Google is reported to be eyeing an investment in, the “next generation video entertainment network for video gamers” that also happens to be the third largest network on YouTube (behind only Vevo and Warner Music) and amasses more than 1.5 billion monthly views and 154 million unique monthly viewers.

The news broke yesterday when Peter Kafka at AllThingsD wrote Machinima was in the midst of raising more than $30 million (that will value the company at somehwere in the ballpark of $190 million, post-funding) from a group of investors led Google (and possibly its investment arm, Google Ventures).

The investment would be a first for Google. Never before has the internet-related products and services corporation put money directly into a new media studio.

Late last year, Google’s YouTube launched its Original Channels Initiative, promising to fund more than $100 million worth of content from a variety of partners. Last week at YouTube’s Brandcast event, YouTube’s Global Head of Content, Robert Kyncl announced the world’s largest video sharing site would spend more than $200 million to market those Original Channels across the YouTube and Google Display Networks.

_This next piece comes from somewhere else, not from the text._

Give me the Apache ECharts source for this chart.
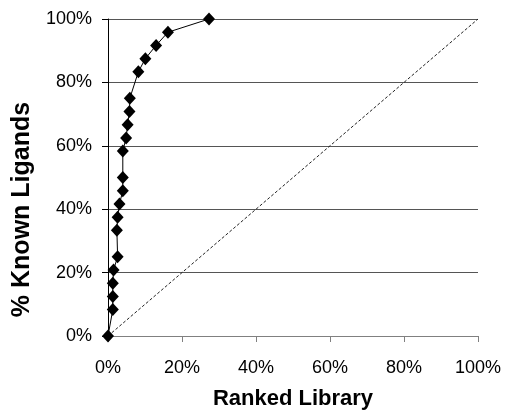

But both of those initiatives are content plays, not investments in companies.

YouTube did acquire new media studio Next New Networks in March, 2011, but that was a full-on acquisition, in terms of content, personnel, and company. YouTube has since turned the old Next New Networks team into the new YouTube Next, a division of YouTube that fosters and assists burgeoning online video stars and acts as a liaison between the video site and its top talent.

It’s also worth pointing out part of the reason YouTube acquired Next New Networks is because Next New Networks was doing so well on YouTube. Two of the top 10 most viewed videos on the site in all of 2010 came from the Next New Networks original series Auto-Tune the News and Key of Awesome. The company was receiving very large checks from YouTube every month for the advertising revenue its videos accumulated. Perhaps YouTube wanted to keep that money in house.

That’s why the deal with Google and Machinima makes sense. Instead of watching checks go out the door to Machinima for its split of YouTube’s advertising revenue, Google could watch those checks go out the door to benefit a company in which it owns equity. And as Kafka notes, “Why shouldn’t Google back content producers who make stuff for its properties? After all, YouTube is trying to become more like TV. And most of the big TV networks own their own studios outright.”

Sources close to the deal also tell us that to get this point with Google, Machinima turned down a number of acquisition offers. One of which came from Yahoo, which we’re told was in the several hundred million dollar range. The deal would’ve certainly been an interesting one. It could’ve given Yahoo the ability to play in Google’s online video world by proxy and added even more scale to Machinima’s already very large online video footprint. Representatives on all sides declined to comment.